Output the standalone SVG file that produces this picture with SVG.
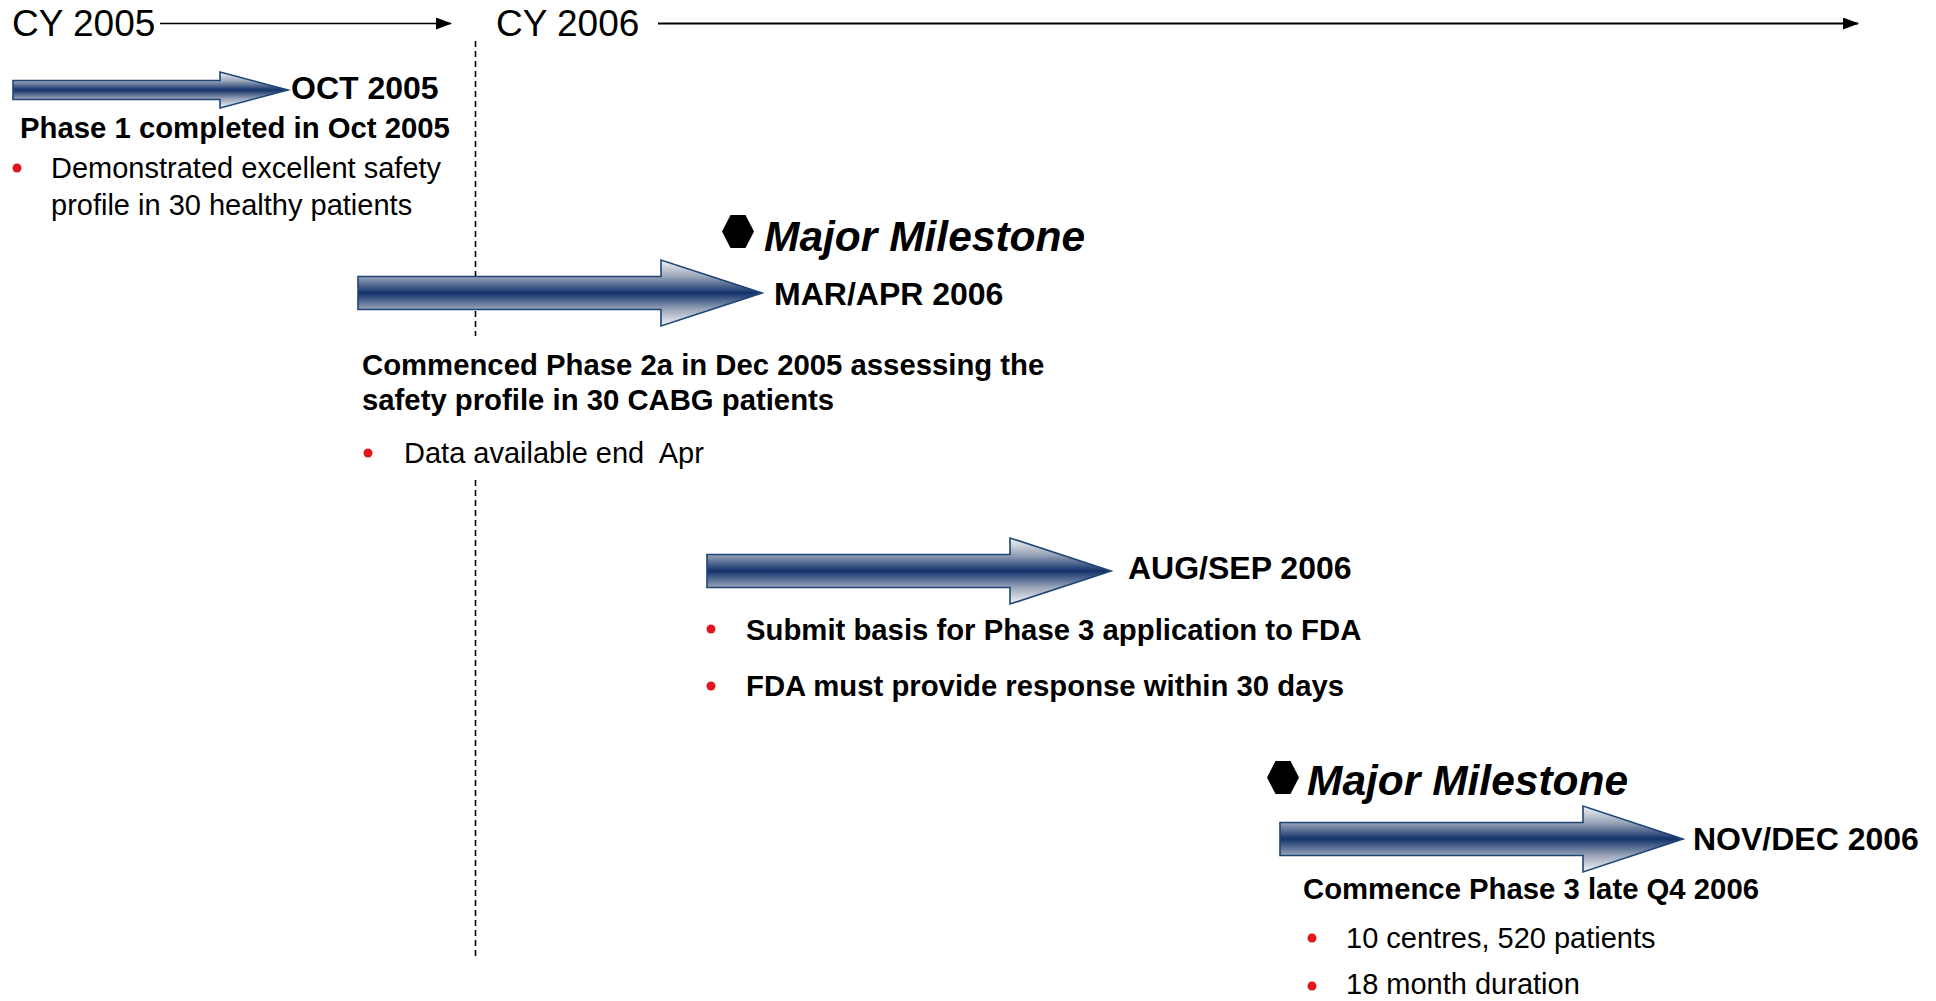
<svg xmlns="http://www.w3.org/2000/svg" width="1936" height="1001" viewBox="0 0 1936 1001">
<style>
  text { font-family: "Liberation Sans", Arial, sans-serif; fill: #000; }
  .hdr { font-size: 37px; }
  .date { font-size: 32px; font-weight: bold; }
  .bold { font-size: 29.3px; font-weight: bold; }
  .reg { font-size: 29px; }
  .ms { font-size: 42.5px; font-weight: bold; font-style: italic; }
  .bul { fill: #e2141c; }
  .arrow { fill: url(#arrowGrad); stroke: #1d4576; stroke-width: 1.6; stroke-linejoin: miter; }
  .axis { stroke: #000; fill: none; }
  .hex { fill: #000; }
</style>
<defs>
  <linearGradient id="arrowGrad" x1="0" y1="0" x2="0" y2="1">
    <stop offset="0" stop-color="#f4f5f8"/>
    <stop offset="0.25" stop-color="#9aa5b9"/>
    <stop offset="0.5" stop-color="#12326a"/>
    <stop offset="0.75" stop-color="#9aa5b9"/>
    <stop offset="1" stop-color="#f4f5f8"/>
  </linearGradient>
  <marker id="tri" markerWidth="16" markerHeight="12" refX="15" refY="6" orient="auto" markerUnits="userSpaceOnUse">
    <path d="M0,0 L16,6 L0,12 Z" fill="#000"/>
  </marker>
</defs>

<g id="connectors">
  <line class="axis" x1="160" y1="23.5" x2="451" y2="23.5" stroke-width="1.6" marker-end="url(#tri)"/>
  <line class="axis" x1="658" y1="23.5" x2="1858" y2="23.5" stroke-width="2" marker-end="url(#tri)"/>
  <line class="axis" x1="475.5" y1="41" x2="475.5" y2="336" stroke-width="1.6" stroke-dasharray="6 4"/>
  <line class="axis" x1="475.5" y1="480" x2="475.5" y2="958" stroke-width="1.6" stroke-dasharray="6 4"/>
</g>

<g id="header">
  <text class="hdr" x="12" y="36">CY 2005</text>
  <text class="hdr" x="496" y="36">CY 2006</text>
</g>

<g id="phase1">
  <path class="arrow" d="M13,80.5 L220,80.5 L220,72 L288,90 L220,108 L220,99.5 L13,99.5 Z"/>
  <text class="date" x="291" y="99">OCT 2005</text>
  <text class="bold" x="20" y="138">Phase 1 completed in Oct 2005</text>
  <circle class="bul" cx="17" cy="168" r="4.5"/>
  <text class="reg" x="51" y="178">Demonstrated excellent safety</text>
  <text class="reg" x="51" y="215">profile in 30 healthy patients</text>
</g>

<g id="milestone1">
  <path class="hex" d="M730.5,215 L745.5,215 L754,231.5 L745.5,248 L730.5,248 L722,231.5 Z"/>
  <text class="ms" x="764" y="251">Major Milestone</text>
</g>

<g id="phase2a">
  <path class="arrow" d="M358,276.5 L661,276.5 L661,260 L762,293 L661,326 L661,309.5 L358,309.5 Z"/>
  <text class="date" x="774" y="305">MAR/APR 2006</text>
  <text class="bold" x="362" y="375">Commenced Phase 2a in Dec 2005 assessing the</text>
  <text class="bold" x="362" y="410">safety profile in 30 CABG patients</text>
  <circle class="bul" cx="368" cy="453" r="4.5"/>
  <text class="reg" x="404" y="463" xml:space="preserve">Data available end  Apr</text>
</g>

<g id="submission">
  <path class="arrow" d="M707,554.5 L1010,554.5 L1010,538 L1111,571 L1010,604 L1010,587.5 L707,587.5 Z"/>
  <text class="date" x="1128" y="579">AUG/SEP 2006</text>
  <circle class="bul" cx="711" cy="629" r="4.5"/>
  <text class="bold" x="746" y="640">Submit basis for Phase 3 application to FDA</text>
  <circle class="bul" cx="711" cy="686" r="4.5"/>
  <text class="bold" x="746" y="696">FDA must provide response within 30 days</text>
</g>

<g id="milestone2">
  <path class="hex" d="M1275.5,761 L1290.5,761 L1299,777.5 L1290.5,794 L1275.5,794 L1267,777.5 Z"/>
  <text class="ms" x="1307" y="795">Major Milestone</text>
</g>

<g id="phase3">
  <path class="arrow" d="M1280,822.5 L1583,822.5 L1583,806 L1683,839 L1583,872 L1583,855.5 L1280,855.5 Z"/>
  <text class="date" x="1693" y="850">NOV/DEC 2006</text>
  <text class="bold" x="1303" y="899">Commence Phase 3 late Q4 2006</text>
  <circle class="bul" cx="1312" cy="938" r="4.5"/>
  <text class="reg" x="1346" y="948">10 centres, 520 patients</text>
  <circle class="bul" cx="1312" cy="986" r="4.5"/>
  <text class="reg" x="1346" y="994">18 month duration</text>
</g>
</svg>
---
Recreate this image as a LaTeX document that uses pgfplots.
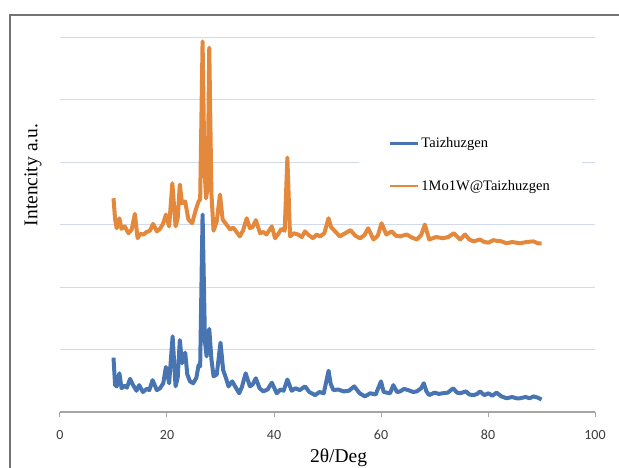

- [Task goal]: Lines holding the word "that" should be counted across the entries; state only how many there are.

- [Solved exercise]: 2